Beyond the Class Action Rule: An Inventory of Statutory Possibilities to Improve the Federal Class Action
Thomas D. Rowe, Jr.
This Article surveys several areas in which legislation might enhance the utility of federal class actions. It does not suggest a statutory form of class action like statutory interpleader, but it takes initial inspiration from the interpleader statutes’ treatment of subjects beyond the joinder device itself—subject-matter jurisdiction, venue, personal jurisdiction, and antisuit injunctions. The matters on which legislation might be most useful are supplemental jurisdiction, to overrule the limiting holding of Zahn v.

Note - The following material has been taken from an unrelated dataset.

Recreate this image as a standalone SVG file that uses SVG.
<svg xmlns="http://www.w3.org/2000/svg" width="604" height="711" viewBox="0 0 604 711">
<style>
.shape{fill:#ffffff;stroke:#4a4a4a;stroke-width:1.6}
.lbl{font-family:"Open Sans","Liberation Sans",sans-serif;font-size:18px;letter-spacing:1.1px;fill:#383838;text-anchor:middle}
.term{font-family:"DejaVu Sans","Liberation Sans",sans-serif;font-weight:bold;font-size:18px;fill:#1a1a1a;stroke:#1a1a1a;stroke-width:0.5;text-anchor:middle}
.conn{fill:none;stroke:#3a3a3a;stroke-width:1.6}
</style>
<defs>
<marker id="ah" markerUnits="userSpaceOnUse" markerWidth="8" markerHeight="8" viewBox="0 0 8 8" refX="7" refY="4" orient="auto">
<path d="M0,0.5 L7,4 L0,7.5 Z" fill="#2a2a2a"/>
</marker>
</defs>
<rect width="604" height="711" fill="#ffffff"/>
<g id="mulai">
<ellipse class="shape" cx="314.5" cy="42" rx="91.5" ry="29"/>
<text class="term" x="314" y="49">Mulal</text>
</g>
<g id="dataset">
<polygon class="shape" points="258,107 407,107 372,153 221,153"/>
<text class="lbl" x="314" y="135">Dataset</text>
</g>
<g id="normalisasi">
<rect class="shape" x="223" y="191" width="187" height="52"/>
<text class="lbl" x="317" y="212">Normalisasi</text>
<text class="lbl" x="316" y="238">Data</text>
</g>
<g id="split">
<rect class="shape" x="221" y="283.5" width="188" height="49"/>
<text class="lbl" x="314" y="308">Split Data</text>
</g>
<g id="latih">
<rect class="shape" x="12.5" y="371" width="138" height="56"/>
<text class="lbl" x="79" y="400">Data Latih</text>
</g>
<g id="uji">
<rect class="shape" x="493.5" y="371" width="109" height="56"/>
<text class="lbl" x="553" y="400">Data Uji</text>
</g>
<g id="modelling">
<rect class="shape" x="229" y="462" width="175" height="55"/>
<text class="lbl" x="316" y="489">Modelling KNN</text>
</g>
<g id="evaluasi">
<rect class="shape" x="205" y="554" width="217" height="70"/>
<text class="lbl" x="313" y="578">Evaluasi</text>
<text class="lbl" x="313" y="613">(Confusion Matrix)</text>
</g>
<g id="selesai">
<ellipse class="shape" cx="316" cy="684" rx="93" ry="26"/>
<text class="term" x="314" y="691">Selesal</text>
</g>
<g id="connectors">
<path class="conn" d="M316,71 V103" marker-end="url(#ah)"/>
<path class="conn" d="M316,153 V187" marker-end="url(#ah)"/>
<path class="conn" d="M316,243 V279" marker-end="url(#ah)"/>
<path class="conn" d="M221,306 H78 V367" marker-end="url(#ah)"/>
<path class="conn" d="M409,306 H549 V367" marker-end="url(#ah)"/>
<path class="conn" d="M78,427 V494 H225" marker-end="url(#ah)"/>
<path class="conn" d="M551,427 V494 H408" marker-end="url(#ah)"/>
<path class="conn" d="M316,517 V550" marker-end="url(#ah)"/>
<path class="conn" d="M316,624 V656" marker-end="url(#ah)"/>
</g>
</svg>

International Paper Co. with some possible parallel broadenings of supplemental jurisdiction for nonclass contexts; and authority to enjoin state-court proceedings that could substantially interfere with the conduct of a federal class action. The Article omits treatment of choice-of-law issues, which are the subject of another contribution to this Symposium. Beyond areas suggested by the interpleader statute, the Article discusses some issues of substance-specific procedural rules and the problems posed by global settlement funds. Aside from particular substantive fields such as securities-fraud litigation, federal legislation dealing with class actions does not seem likely for the present. While some statutory measures could be helpful, and others of a broader nature such as authorization or trial in addition to pretrial proceedings after transfer and consolidation could be useful in class as well as nonclass litigation, the main focus for any class action changes belongs on Rule 23 itself and not on legislation.